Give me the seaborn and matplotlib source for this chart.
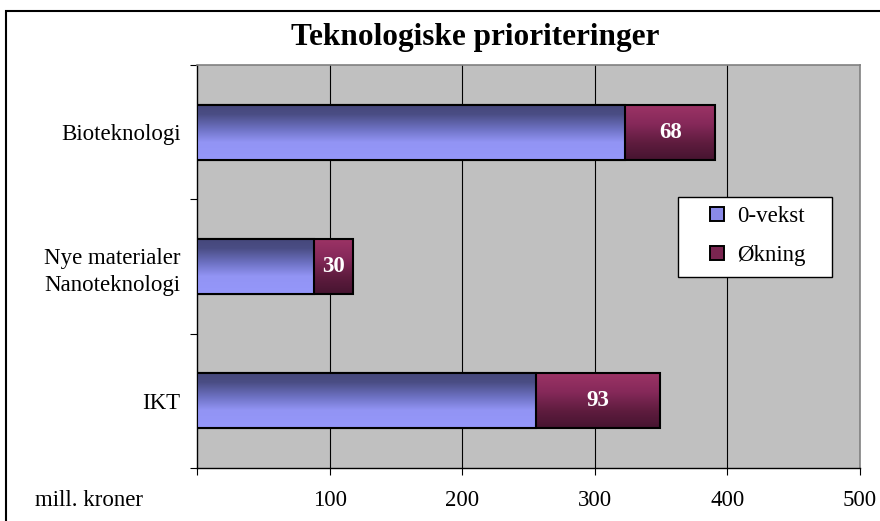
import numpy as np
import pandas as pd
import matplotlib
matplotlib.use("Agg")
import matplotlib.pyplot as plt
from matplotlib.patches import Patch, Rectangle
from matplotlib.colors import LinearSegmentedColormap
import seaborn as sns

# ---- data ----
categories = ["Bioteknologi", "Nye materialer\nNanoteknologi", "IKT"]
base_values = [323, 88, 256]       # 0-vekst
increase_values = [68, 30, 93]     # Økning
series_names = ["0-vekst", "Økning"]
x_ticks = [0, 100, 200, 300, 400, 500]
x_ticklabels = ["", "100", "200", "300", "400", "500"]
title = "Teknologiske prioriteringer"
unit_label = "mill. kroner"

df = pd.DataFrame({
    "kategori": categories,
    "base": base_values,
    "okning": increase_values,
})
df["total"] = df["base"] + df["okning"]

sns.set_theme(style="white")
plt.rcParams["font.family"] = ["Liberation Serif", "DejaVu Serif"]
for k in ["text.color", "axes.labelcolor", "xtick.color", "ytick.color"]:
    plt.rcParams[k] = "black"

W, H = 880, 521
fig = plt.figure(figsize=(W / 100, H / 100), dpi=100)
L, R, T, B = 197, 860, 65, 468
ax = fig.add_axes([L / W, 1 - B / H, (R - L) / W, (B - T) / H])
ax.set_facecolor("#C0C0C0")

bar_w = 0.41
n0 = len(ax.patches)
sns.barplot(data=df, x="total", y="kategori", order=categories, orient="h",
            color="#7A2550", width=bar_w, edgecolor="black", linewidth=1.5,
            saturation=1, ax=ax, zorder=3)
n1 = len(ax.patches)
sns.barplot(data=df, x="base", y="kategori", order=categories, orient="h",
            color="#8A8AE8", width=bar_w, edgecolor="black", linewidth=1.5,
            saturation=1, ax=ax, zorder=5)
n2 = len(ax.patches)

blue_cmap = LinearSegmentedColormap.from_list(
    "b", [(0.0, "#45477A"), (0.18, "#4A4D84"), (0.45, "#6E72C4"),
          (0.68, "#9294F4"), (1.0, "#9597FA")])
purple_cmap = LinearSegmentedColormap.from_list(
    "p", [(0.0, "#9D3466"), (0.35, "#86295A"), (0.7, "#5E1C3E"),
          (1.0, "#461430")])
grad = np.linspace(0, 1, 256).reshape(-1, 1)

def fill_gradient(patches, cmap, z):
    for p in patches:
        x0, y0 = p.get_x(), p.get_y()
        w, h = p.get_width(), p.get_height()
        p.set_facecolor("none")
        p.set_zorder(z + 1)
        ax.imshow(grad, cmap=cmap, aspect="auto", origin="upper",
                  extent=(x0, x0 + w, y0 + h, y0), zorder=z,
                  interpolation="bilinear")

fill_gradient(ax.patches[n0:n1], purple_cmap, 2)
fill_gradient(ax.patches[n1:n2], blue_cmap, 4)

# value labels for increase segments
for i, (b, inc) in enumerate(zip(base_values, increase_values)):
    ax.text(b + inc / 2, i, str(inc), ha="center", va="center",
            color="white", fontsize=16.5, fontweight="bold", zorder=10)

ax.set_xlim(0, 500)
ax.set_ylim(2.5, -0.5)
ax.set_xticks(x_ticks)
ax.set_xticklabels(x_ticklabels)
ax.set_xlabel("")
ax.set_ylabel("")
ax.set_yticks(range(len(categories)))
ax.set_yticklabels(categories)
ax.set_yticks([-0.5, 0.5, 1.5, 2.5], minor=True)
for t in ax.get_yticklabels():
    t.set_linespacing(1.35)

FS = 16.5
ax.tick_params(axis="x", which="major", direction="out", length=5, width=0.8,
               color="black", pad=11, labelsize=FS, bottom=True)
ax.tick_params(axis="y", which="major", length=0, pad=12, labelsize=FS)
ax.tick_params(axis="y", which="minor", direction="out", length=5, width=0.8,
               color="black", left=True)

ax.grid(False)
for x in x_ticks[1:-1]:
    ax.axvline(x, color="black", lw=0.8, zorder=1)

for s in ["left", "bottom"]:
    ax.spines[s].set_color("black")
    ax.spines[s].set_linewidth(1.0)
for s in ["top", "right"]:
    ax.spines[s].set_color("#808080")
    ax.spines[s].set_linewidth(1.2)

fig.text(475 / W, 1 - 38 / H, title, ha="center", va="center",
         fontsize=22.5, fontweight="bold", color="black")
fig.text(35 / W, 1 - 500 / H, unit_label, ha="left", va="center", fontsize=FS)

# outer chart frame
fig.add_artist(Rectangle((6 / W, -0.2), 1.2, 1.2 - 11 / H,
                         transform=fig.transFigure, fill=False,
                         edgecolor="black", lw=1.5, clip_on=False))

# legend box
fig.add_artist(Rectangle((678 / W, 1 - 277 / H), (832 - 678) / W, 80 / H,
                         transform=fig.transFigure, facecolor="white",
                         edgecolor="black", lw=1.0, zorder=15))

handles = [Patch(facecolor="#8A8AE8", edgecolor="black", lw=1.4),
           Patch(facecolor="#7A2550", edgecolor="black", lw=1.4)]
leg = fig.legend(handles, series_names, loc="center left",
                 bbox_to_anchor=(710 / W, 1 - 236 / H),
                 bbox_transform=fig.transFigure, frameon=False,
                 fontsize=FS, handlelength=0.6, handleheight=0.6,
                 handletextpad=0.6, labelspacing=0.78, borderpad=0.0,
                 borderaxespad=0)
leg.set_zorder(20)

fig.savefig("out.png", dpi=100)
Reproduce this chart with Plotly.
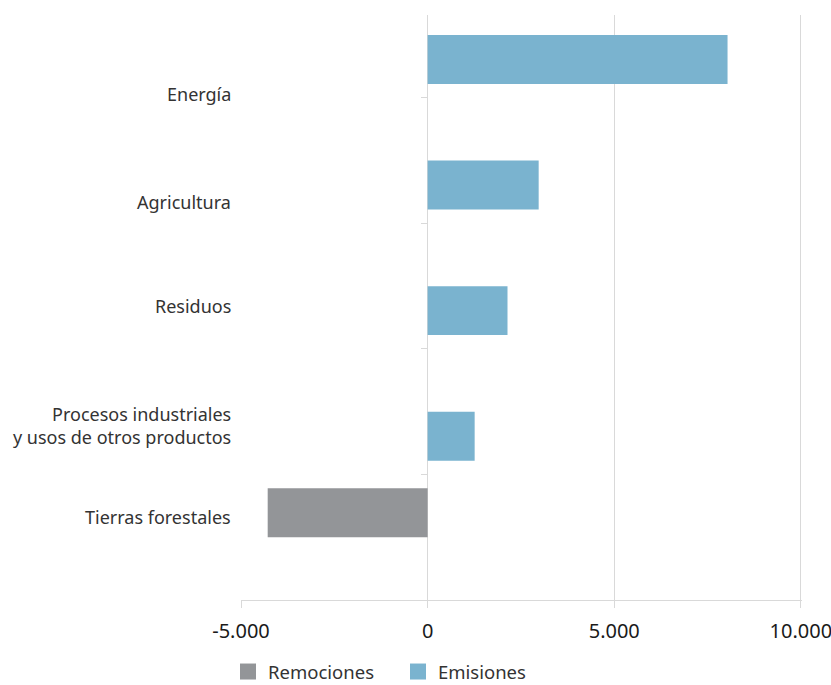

...

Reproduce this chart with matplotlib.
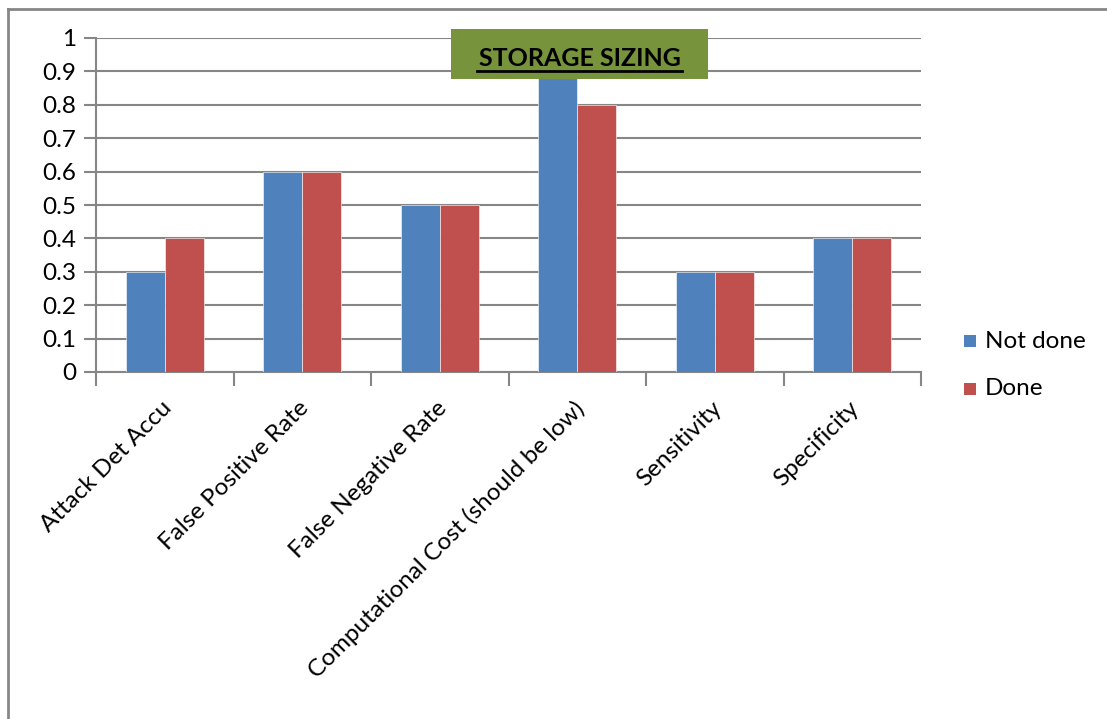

• [Requirements]:
In the listing above, find the line with "Give me the" and the line with "import seaborn as sns". Copy exactly those lines and all between them, minus the images.

• [Exercise result]:
Give me the seaborn and matplotlib source for this chart.
import numpy as np
import pandas as pd
import matplotlib
matplotlib.use("Agg")
import matplotlib.pyplot as plt
from matplotlib.patches import Patch, Rectangle
from matplotlib.colors import LinearSegmentedColormap
import seaborn as sns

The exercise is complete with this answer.